>>

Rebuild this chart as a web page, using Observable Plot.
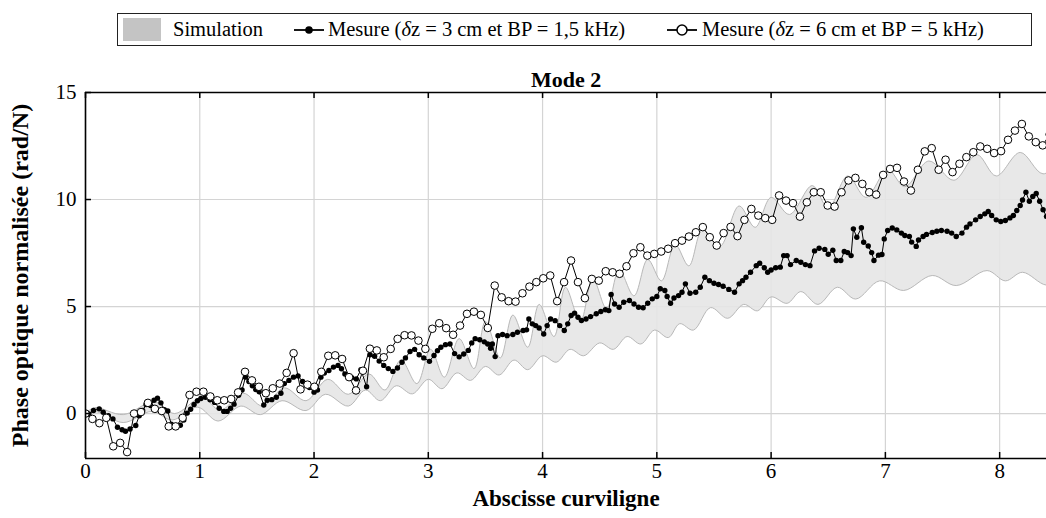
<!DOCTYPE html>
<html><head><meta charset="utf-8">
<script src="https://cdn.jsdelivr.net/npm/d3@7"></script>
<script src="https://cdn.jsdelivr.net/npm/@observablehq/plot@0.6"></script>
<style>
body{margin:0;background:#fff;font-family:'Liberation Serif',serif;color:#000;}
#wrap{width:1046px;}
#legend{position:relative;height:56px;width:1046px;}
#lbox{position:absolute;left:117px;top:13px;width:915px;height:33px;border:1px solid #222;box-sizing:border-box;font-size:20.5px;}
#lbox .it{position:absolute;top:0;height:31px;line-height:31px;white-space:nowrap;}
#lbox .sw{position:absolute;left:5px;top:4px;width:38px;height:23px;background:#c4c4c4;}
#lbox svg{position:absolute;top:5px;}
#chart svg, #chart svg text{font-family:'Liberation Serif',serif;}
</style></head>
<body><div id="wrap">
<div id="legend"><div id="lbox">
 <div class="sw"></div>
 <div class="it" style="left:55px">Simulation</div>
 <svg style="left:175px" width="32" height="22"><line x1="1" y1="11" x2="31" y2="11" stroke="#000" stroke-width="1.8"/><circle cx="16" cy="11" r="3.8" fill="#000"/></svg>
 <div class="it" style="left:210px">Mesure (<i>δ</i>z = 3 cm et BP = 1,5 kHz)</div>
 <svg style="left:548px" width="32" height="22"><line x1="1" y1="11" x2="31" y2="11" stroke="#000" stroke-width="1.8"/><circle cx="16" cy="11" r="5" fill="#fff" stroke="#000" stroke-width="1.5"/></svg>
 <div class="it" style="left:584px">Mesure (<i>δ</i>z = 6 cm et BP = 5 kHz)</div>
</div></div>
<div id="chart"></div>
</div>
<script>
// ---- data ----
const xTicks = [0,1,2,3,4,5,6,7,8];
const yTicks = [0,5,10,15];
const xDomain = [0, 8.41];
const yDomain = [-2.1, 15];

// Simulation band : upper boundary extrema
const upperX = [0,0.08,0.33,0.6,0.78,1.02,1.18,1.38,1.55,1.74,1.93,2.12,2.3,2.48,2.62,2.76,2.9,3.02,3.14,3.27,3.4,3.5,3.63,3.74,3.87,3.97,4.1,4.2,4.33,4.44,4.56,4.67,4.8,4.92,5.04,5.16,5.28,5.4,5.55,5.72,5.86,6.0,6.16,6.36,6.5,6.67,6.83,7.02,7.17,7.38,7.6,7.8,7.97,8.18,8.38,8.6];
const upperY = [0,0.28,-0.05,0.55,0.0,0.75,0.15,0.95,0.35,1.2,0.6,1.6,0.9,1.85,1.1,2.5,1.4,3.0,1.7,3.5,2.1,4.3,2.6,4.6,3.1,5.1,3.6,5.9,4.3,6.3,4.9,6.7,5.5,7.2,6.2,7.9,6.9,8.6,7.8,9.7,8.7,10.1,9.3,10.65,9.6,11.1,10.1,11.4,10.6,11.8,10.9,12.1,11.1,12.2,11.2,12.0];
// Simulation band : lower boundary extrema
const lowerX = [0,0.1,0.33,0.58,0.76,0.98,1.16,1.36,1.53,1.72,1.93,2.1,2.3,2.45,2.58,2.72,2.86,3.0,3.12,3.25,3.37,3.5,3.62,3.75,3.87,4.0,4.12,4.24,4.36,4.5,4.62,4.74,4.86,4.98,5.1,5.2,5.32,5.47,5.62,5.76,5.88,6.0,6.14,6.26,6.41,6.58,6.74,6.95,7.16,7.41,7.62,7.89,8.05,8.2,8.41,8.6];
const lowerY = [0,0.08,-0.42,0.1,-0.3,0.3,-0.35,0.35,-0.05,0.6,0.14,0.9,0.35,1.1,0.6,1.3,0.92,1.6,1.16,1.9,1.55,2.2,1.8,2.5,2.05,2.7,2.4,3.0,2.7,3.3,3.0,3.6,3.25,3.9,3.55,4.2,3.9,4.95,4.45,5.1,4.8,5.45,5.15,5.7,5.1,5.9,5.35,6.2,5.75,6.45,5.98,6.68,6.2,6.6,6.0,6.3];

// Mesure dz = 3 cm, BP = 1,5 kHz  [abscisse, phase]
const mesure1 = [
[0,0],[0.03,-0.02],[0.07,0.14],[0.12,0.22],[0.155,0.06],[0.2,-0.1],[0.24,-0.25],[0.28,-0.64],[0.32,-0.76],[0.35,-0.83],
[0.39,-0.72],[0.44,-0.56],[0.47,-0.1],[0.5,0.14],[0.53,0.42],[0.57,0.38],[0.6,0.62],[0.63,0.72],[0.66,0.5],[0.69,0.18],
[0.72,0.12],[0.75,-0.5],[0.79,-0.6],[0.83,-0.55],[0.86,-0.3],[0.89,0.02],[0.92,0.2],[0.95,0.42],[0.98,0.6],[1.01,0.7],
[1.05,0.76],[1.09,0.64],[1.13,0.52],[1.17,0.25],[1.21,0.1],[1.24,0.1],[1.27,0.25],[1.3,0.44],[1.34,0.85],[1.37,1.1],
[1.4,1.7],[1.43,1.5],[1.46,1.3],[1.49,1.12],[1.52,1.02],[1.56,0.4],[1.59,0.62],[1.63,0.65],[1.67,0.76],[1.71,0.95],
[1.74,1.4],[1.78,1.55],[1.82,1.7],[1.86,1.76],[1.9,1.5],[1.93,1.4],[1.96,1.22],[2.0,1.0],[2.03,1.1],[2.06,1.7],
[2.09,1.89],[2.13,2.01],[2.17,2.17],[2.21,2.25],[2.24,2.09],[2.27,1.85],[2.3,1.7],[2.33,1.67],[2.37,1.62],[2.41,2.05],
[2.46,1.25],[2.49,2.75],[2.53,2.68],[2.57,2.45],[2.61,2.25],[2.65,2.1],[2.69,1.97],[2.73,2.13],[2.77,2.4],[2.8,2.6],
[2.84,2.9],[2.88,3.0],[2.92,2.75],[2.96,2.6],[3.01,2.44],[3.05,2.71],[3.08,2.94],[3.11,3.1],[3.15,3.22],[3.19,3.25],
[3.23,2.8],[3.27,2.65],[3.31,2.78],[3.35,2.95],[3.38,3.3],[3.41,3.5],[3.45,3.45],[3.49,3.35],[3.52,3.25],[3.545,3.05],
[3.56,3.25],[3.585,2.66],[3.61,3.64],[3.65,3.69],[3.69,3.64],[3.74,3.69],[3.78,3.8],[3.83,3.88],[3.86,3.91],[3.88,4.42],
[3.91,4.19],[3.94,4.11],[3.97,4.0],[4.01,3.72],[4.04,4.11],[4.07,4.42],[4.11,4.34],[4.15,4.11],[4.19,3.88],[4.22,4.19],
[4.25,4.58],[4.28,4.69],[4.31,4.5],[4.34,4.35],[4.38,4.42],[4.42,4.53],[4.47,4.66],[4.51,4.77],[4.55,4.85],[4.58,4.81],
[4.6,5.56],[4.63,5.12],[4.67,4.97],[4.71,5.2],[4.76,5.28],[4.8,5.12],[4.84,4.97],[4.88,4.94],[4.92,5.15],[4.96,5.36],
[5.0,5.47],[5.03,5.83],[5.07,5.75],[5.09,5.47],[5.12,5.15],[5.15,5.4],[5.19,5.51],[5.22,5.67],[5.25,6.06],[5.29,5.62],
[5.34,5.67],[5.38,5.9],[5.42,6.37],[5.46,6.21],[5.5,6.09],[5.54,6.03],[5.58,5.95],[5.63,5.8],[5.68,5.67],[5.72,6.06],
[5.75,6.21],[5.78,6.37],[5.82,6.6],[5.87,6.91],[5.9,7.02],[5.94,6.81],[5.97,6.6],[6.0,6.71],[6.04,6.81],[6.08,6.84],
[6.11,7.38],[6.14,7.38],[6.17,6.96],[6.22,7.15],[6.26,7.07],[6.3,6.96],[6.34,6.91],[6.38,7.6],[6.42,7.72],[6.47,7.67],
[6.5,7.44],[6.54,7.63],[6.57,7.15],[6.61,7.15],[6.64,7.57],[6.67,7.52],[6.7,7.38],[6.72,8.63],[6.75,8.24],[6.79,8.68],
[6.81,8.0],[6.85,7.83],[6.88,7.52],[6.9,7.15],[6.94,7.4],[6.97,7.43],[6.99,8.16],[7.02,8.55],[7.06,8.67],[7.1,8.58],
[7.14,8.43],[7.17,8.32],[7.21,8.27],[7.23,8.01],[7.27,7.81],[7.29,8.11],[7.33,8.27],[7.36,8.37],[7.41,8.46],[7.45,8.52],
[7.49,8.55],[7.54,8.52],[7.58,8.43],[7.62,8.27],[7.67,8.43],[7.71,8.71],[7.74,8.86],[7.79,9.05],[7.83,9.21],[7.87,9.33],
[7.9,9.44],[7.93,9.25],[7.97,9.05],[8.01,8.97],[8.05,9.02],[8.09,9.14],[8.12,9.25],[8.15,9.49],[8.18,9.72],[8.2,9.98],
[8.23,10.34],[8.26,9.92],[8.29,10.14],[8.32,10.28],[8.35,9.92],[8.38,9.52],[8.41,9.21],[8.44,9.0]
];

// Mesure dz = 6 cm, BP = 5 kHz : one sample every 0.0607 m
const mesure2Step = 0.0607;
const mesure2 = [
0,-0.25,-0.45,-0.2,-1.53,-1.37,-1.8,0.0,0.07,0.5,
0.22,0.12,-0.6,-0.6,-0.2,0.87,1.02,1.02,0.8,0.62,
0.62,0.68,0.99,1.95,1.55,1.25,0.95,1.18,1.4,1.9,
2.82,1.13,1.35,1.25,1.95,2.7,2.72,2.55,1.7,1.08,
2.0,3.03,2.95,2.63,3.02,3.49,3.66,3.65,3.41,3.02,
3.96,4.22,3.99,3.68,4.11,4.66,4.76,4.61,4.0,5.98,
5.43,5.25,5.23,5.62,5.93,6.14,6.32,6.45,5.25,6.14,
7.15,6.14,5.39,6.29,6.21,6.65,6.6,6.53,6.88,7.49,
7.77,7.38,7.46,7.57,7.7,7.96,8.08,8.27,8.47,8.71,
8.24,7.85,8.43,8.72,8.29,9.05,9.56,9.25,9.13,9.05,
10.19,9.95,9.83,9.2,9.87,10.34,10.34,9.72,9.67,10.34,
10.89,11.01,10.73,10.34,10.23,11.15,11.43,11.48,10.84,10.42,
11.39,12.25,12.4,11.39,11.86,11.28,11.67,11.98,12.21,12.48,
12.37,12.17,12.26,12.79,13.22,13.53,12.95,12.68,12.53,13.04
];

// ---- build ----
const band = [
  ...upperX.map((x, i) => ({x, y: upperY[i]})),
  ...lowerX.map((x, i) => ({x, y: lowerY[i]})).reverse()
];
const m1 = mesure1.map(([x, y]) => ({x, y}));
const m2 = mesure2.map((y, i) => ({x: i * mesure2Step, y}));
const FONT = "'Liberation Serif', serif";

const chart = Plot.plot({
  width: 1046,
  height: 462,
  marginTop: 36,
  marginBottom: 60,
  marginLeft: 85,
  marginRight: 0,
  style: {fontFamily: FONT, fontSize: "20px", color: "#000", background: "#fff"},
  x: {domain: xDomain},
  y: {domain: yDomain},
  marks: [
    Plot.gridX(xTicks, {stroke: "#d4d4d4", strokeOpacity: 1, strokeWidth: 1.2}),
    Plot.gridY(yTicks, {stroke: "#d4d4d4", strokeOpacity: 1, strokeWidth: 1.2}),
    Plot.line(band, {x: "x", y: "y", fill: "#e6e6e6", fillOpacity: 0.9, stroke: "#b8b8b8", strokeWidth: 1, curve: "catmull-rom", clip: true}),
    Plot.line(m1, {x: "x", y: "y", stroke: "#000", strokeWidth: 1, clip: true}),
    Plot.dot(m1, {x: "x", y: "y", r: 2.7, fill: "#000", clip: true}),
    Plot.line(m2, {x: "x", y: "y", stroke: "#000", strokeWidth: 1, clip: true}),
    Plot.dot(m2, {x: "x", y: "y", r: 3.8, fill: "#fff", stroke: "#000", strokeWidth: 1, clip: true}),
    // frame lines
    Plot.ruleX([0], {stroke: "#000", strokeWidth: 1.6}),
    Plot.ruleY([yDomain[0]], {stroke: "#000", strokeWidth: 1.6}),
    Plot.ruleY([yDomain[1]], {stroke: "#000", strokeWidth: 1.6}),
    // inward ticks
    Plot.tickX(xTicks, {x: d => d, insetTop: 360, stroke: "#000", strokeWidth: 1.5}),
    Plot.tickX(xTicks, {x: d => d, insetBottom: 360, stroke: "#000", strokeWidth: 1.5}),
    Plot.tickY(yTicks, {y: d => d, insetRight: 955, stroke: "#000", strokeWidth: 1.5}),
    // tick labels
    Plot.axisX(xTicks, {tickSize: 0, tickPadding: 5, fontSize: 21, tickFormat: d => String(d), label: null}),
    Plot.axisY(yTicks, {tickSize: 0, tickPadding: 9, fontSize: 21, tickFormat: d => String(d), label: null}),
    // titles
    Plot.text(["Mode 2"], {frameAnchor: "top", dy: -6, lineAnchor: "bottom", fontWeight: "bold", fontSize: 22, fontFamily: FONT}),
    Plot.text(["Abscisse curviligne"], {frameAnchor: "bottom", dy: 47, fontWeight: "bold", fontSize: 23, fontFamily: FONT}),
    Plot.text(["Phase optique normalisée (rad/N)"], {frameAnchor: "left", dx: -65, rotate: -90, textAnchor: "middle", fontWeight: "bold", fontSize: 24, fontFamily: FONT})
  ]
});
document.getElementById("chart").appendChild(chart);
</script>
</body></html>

<<
>>

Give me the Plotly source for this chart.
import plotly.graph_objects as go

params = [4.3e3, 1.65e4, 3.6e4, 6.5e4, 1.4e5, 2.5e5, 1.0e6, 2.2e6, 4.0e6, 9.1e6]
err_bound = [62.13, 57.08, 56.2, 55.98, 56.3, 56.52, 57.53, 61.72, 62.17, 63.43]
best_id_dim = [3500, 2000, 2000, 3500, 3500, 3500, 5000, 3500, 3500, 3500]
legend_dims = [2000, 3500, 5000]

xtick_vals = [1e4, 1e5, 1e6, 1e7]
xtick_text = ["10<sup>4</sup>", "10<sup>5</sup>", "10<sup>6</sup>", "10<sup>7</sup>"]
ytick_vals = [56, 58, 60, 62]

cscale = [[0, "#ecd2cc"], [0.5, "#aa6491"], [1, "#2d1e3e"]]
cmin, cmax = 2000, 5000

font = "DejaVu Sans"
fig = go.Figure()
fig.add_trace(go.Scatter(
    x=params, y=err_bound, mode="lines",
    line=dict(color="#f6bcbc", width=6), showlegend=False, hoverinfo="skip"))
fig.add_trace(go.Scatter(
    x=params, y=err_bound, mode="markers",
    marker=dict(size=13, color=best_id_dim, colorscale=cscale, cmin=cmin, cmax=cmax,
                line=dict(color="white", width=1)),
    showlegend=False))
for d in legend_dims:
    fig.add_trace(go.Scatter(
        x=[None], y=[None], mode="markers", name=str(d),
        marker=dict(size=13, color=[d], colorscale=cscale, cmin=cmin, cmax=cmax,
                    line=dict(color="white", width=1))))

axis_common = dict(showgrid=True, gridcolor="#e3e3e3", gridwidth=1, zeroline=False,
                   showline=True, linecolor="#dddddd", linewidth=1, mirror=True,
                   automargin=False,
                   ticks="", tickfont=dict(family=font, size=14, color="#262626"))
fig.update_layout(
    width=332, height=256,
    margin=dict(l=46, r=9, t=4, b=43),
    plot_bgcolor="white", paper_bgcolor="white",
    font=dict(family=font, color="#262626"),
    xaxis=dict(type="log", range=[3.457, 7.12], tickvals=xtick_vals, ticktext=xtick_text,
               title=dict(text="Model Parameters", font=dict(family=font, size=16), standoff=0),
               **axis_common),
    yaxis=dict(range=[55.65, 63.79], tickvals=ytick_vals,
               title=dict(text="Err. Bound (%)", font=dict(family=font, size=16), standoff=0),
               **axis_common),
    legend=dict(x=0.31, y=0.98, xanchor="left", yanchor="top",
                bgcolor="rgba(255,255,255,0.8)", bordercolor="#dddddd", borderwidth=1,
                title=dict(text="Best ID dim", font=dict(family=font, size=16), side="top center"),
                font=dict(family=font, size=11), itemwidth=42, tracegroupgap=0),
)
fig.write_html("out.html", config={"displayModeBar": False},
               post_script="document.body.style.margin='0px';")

<<
>>

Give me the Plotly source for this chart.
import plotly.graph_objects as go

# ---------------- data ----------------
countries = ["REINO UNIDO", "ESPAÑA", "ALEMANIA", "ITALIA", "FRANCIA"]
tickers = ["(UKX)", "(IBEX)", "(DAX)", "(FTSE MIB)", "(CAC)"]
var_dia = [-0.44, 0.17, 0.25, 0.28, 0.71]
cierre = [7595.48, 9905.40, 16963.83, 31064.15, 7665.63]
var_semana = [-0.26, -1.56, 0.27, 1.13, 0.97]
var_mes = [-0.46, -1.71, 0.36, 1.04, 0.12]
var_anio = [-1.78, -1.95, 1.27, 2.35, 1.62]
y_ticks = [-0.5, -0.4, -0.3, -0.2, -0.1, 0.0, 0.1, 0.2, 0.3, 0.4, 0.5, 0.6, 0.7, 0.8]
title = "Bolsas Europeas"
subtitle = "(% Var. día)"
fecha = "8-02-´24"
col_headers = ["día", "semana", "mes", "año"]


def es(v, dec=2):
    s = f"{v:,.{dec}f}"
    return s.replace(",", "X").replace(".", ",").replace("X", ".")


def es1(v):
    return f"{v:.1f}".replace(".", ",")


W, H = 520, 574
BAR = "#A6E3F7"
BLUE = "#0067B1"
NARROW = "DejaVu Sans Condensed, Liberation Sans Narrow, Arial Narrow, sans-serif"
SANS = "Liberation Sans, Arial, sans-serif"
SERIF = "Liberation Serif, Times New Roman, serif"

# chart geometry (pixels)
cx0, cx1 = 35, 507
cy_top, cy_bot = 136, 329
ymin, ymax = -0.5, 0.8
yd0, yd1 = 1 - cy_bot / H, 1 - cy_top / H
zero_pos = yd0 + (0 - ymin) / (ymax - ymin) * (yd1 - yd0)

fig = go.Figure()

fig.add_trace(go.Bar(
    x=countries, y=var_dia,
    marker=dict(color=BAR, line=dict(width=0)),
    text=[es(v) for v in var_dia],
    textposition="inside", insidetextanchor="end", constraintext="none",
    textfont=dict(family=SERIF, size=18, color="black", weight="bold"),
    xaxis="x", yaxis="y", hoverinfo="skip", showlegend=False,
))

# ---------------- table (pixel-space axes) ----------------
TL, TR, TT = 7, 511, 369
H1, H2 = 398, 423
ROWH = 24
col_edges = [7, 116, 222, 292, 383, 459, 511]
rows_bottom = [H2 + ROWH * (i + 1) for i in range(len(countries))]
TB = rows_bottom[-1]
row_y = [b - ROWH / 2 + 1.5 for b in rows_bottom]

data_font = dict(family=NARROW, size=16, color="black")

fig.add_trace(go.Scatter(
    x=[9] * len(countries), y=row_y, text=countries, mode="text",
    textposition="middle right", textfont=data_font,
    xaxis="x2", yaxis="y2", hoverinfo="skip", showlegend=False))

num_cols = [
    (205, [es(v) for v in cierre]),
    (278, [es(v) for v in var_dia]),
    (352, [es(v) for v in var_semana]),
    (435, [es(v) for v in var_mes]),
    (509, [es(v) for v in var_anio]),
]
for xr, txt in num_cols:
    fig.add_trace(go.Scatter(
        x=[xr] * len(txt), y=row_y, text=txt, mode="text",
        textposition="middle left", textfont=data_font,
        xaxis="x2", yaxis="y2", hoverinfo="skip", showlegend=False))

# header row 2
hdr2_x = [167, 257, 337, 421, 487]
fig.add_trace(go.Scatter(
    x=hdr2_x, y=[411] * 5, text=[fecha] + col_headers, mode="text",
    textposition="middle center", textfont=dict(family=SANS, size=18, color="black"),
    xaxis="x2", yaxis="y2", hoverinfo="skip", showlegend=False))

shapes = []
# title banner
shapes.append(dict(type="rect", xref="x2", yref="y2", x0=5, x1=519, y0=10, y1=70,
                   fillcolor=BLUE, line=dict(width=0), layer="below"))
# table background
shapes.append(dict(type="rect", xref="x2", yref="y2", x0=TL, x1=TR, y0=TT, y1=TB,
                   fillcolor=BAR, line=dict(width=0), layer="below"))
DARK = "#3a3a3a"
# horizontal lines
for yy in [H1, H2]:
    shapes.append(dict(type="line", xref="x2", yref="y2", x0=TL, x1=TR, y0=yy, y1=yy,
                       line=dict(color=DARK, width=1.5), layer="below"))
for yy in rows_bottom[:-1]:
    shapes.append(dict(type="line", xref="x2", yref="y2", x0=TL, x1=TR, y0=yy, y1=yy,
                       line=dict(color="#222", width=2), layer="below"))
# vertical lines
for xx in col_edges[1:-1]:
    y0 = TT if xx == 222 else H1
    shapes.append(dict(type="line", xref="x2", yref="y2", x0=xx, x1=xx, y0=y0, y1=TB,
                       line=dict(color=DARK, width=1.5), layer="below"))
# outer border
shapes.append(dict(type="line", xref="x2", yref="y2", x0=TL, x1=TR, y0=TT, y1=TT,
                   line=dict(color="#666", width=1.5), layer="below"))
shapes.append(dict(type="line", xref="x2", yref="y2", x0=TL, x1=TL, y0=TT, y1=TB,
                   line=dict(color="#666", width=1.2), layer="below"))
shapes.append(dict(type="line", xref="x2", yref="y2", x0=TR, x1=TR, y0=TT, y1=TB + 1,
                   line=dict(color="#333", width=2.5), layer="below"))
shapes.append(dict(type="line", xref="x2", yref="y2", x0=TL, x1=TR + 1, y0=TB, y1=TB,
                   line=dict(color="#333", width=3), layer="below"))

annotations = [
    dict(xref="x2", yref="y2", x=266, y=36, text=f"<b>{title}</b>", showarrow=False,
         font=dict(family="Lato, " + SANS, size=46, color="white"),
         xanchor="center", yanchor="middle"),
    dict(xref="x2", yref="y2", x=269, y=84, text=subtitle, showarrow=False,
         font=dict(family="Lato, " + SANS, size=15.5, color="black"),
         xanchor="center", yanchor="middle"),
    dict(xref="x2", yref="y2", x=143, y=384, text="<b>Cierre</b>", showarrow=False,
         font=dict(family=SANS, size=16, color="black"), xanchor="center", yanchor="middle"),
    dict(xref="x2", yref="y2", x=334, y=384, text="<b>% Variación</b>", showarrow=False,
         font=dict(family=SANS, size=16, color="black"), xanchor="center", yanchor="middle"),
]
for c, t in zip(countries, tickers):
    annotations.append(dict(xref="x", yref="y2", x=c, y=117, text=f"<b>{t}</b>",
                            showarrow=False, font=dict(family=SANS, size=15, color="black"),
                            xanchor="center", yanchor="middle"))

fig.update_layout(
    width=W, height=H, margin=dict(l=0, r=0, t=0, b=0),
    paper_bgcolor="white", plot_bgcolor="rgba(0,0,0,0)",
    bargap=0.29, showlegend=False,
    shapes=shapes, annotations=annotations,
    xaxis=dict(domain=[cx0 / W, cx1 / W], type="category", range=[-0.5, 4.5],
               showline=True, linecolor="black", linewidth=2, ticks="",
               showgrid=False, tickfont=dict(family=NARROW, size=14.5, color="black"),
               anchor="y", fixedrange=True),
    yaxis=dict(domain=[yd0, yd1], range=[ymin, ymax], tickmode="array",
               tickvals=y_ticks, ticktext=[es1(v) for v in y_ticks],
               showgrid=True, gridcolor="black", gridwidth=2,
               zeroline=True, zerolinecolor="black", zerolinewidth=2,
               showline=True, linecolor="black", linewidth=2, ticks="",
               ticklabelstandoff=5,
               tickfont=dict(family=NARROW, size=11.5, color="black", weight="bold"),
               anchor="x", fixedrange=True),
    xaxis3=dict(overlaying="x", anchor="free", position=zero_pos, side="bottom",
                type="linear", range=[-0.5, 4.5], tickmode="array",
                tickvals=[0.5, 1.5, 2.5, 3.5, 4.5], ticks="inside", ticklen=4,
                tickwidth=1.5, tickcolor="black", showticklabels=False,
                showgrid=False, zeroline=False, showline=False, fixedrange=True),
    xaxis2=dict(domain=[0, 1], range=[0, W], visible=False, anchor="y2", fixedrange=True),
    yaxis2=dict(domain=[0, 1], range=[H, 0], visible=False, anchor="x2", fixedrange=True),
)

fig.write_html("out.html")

<<

REQUIRED TASK: Respond with nothing but the number of lines in the entries that contain the string "chart".

FINISHED ANSWER: 8